Holocaust survivors storm Polish embassy to protest contentious bill
Dozens surround diplomat's car, share stories of suffering; woman holds sign saying 'I still have nightmares because of what the Poles did'
Dozens of Holocaust survivors entered the Polish embassy compound in Tel Aviv on Thursday, waving flags and signs protesting the country’s bill making it a criminal offense to blame the Polish nation or state for the crimes of the Holocaust.
The demonstrators, who also included younger Israelis, entered the embassy compound. They briefly rallied outside the embassy building, with security guards trying to prevent them from entering, and also surrounded a diplomat’s car.
The protesters held up signs in Hebrew and Polish with such slogans as “No law will erase history” and “The Polish law spits in the Israeli people’s face.” One elderly woman held a sign saying “I still have nightmares because of what the Poles did.”
The protesters shouted “Nobody will forget what you did” at the diplomat inside the car, Ynet reported.
The rally was organized by the Yad Ezer La-Haver foundation, which runs a home for Holocaust survivors in Haifa. “We are here to voice our protest, and we promise it won’t be quiet,” said the foundation’s CEO Shimon Sabag.
The demonstrators plan to erect a protest tent outside the embassy.
Some Holocaust survivors, many of whom are over the age of 90, used the demonstration to tell chilling stories about Poles mistreating them during World War II.
“Every Passover there were pogroms against us, so the Poles were anti-Semitic and received orders from the Polish church,” said 80-year-old Shaul Gorka, according to Ynet. “This law is absolutely terrible.”
“I only know one family in the whole village who helped me. All the rest didn’t care,” said 80-year-old Esti Lieber.
Holocaust survivor Shalom Shtamberg, 93, said much of his suffering had been caused by Poles. He said that after the Warsaw Ghetto was opened, “the SS and the Gestapo killed us and took us for hard work,” he said.

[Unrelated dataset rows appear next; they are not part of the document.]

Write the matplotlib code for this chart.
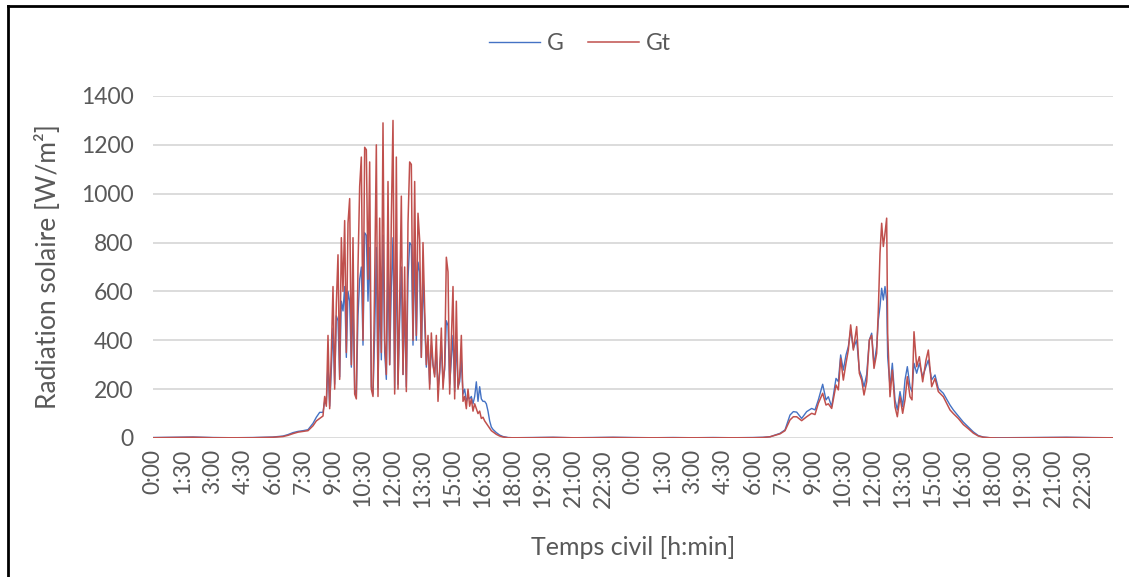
import numpy as np
import matplotlib.pyplot as plt
from matplotlib.lines import Line2D

plt.rcParams['font.family'] = ['Lato', 'DejaVu Sans']

# jour 1 : matin (minutes depuis 0:00)
t1_matin = [0, 60, 120, 180, 240, 300, 360, 390, 405, 420, 435, 450, 465, 480, 490, 500]
g1_matin = [2, 3, 4, 2, 1, 2, 4, 8, 14, 22, 27, 30, 34, 60, 85, 105]
gt1_matin = [1, 2, 3, 1, 1, 1, 3, 6, 11, 18, 24, 27, 30, 50, 70, 80]

# jour 1 : 8:30 -> 17:00, pas de 5 min
gt1_jour = [90, 170, 130, 420, 120, 350, 620, 200, 550, 750, 240, 820,
            600, 890, 350, 880, 980, 300, 820, 180, 160, 700, 1030, 1150,
            400, 1190, 1180, 650, 1130, 200, 170, 640, 1200, 170, 900, 350,
            1290, 400, 260, 1050, 300, 900, 1300, 180, 1150, 200, 560, 990,
            260, 700, 190, 880, 1130, 1120, 400, 1050, 420, 920, 810, 330,
            800, 530, 300, 420, 200, 430, 300, 250, 420, 150, 280, 450,
            200, 300, 740, 680, 180, 400, 620, 160, 560, 200, 250, 420,
            150, 170, 120, 200, 130, 160, 110, 140, 120, 100, 110, 80,
            85, 70, 60, 50, 40, 30, 25]
g1_jour = [105, 150, 140, 300, 130, 280, 450, 220, 500, 480, 250, 560,
           520, 620, 330, 600, 560, 290, 560, 200, 170, 500, 650, 700,
           380, 840, 830, 560, 780, 210, 180, 420, 780, 200, 600, 320,
           830, 350, 240, 700, 300, 620, 820, 200, 760, 220, 480, 700,
           260, 560, 210, 650, 800, 790, 380, 760, 400, 720, 680, 330,
           660, 470, 290, 400, 220, 380, 300, 260, 360, 200, 270, 380,
           230, 280, 480, 460, 220, 320, 420, 190, 400, 210, 230, 320,
           180, 200, 150, 170, 160, 170, 140, 170, 230, 150, 210, 160,
           150, 150, 140, 110, 70, 45, 35]
t1_jour = list(range(510, 1025, 5))

# jour 1 : soir
t1_soir = [1030, 1040, 1050, 1065, 1080, 1140, 1200, 1260, 1320, 1380, 1435]
g1_soir = [22, 12, 6, 2, 1, 2, 3, 1, 2, 3, 2]
gt1_soir = [15, 8, 4, 1, 1, 1, 2, 1, 1, 2, 1]

# jour 2
t2 = [0, 60, 120, 180, 240, 300, 360, 390, 411, 441,
      456, 471, 481, 491, 506, 521, 536, 546, 556, 569,
      579, 586, 596, 609, 616, 623, 631, 639, 646, 653,
      661, 671, 679, 686, 693, 701, 709, 716, 723, 731,
      736, 741, 746, 751, 756, 761, 764, 771, 778, 786,
      793, 801, 809, 816, 823, 831, 837, 843, 851, 859,
      869, 879, 886, 896, 906, 916, 931, 951, 961, 976,
      991, 1006, 1021, 1036, 1051, 1071, 1100, 1200, 1300, 1380,
      1439]
g2 = [2, 1, 2, 1, 2, 1, 2, 3, 5, 19,
      33, 94, 108, 106, 80, 108, 121, 115, 156, 220,
      156, 169, 128, 244, 231, 340, 278, 340, 374, 442,
      367, 401, 278, 251, 210, 260, 401, 429, 299, 374,
      483, 538, 613, 565, 620, 565, 333, 210, 306, 156,
      115, 190, 128, 238, 292, 210, 190, 306, 265, 306,
      251, 292, 319, 238, 258, 203, 183, 135, 115, 90,
      65, 45, 25, 10, 4, 1, 1, 2, 3, 2,
      1]
gt2 = [1, 1, 1, 1, 1, 1, 1, 2, 5, 17,
       30, 74, 87, 87, 71, 87, 101, 96, 142, 183,
       135, 140, 121, 217, 197, 326, 237, 306, 360, 463,
       360, 456, 265, 237, 176, 230, 401, 420, 285, 347,
       524, 756, 879, 784, 838, 900, 429, 169, 278, 128,
       87, 169, 101, 156, 251, 169, 156, 435, 292, 333,
       230, 319, 360, 210, 244, 190, 169, 115, 100, 80,
       55, 38, 20, 8, 3, 1, 0, 1, 2, 1,
       1]

heures = ['0:00', '1:30', '3:00', '4:30', '6:00', '7:30', '9:00', '10:30',
          '12:00', '13:30', '15:00', '16:30', '18:00', '19:30', '21:00', '22:30']

t = np.array(t1_matin + t1_jour + t1_soir + [1440 + m for m in t2])
G = np.array(g1_matin + g1_jour + g1_soir + g2)
Gt = np.array(gt1_matin + gt1_jour + gt1_soir + gt2)

gris = '#595959'
fig = plt.figure(figsize=(11.29, 5.77), dpi=100)
ax = fig.add_axes([153/1129, 139/577, 960/1129, 342/577])

ax.plot(t, G, color='#4472C4', lw=1.0, label='G', zorder=3)
ax.plot(t, Gt, color='#C0504D', lw=1.1, label='Gt', zorder=4)

ax.set_xlim(0, 2880)
ax.set_ylim(0, 1400)
ax.set_yticks(range(0, 1401, 200))
ax.set_xticks(range(0, 2880, 90))
ax.set_xticklabels(heures * 2, rotation=90, va='top')
ax.tick_params(length=0, labelsize=16.5, colors=gris)
ax.tick_params(axis='x', pad=8)
ax.tick_params(axis='y', pad=14)
ax.grid(axis='y', color='#d9d9d9', lw=1.3)
ax.set_axisbelow(True)
for s in ax.spines.values():
    s.set_visible(False)

ax.set_xlabel('Temps civil [h:min]', fontsize=18, color=gris, labelpad=20)
ax.set_ylabel('Radiation solaire [W/m²]', fontsize=19, color=gris, labelpad=14)

ax.legend(loc='center', bbox_to_anchor=((580 - 153)/960, 1.0 + (96 - 44)/342), ncol=2,
          frameon=False, fontsize=16.5, handlelength=2.2, columnspacing=1.1,
          handletextpad=0.3, labelcolor=gris)

# cadre
fig.add_artist(Line2D([8/1129, 8/1129], [0, 1 - 6/577], color='black', lw=2))
fig.add_artist(Line2D([8/1129, 1], [1 - 6/577, 1 - 6/577], color='black', lw=2))

fig.savefig('out.png', dpi=100)
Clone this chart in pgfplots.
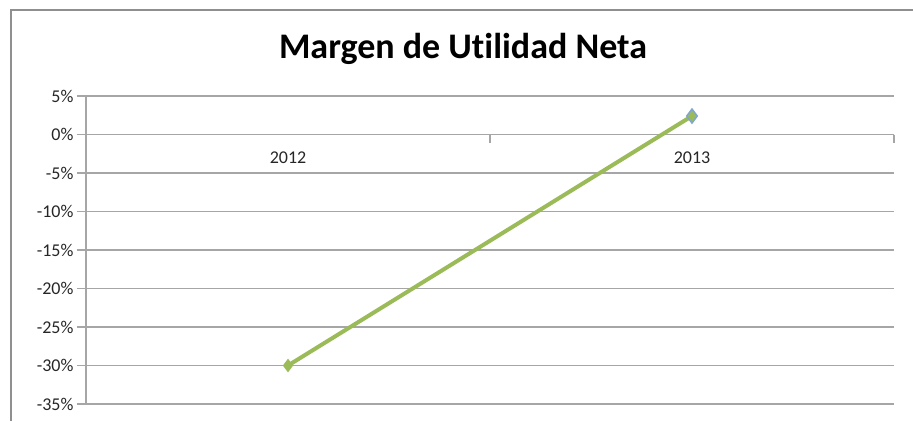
\documentclass[border=0pt]{standalone}
\usepackage{fontspec}
\setmainfont{Carlito}[Ligatures=NoCommon]
\usepackage{pgfplots}
\pgfplotsset{compat=1.18}
\definecolor{linegreen}{HTML}{9BBB59}
\definecolor{gridgray}{HTML}{A6A6A6}
\definecolor{framegray}{HTML}{8F8F8F}
\definecolor{markblue}{HTML}{7FA6CE}
\begin{document}
\begin{tikzpicture}
\useasboundingbox (0,0) rectangle (913pt,421pt);
\draw[framegray, line width=2.2pt] (11pt,0pt) -- (11pt,411pt);
\draw[framegray, line width=2.2pt] (10pt,411pt) -- (913pt,411pt);
\node[font=\bfseries\fontsize{36}{40}\selectfont] at (463pt,372pt) {Margen de Utilidad Neta};
\begin{axis}[
  at={(86pt,17pt)}, anchor=south west,
  scale only axis, width=808pt, height=308pt,
  xmin=0, xmax=2, ymin=-35, ymax=5,
  axis x line=none, axis y line*=left,
  ytick={-35,-30,...,5},
  yticklabels={-35\%,-30\%,-25\%,-20\%,-15\%,-10\%,-5\%,0\%,5\%},
  ymajorgrids,
  grid style={gridgray, line width=1.3pt},
  axis line style={gridgray, line width=1.3pt},
  y axis line style={gridgray, line width=1.3pt},
  tick style={gridgray, line width=1.3pt},
  tick align=outside, major tick length=9pt,
  yticklabel style={font=\fontsize{18}{20}\selectfont, text=black!85},
  /pgf/number format/assume math mode=true,
  clip=false,
]
\draw[gridgray, line width=1.3pt] (axis cs:0,0) -- ([yshift=-8pt]axis cs:0,0);
\draw[gridgray, line width=1.3pt] (axis cs:1,0) -- ([yshift=-8pt]axis cs:1,0);
\draw[gridgray, line width=1.3pt] (axis cs:2,0) -- ([yshift=-8pt]axis cs:2,0);
\node[anchor=north, font=\fontsize{18}{20}\selectfont, text=black!85, yshift=-14pt] at (axis cs:0.5,0) {2012};
\node[anchor=north, font=\fontsize{18}{20}\selectfont, text=black!85, yshift=-14pt] at (axis cs:1.5,0) {2013};
\addplot[linegreen, line width=4pt, mark=diamond*, mark size=6pt, mark options={fill=linegreen, draw=linegreen, line width=1pt}]
  coordinates {(0.5,-30) (1.5,2.4)};
\addplot[only marks, mark=diamond*, mark size=7pt, mark options={fill=linegreen, draw=markblue, line width=1.5pt}]
  coordinates {(1.5,2.4)};
\end{axis}
\end{tikzpicture}
\end{document}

After escaping the ghetto as a 14-year-old and eventually being sent to the Auschwitz death camp, “there were so many Poles there too who beat us and caused us trouble,” Shtamberg added in tears.
Judith Rosenzweig, 88, said that in the camps, “the Poles around us saw what was happening because we were walking in lines, under rifles belonging to German and Polish soldiers. If one of us would exit the line, they would kill him.”
“The Poles just stood idly, didn’t do anything, just looked at the lines,” Rosenzweig continued. “We were without clothes on, or in torn clothes in freezing October — and we marched like that and they looked at us. Nobody objected and nobody helped.”
The Polish bill, which was signed into law Tuesday by President Andrzej Duda but has yet to receive final approval from the country’s Constitutional Court, has sparked a diplomatic crisis with Israel.
The legislation, proposed by Poland’s conservative ruling party, has angered Jerusalem, which says it will inhibit free speech about the Holocaust. The United States also strongly opposes the legislation, saying it could hurt Poland’s strategic relations with Israel and the US.
As currently written, the legislation calls for prison terms of up to three years for attributing the crimes of Nazi Germany to the Polish state or nation. The bill would also set fines or a maximum three-year jail term for anyone who refers to Nazi German death camps as Polish.
One key paragraph of the bill states, “Whoever claims, publicly and contrary to the facts, that the Polish Nation or the Republic of Poland is responsible or co-responsible for Nazi crimes committed by the Third Reich… or for other felonies that constitute crimes against peace, crimes against humanity or war crimes, or whoever otherwise grossly diminishes the responsibility of the true perpetrators of said crimes – shall be liable to a fine or imprisonment for up to three years.”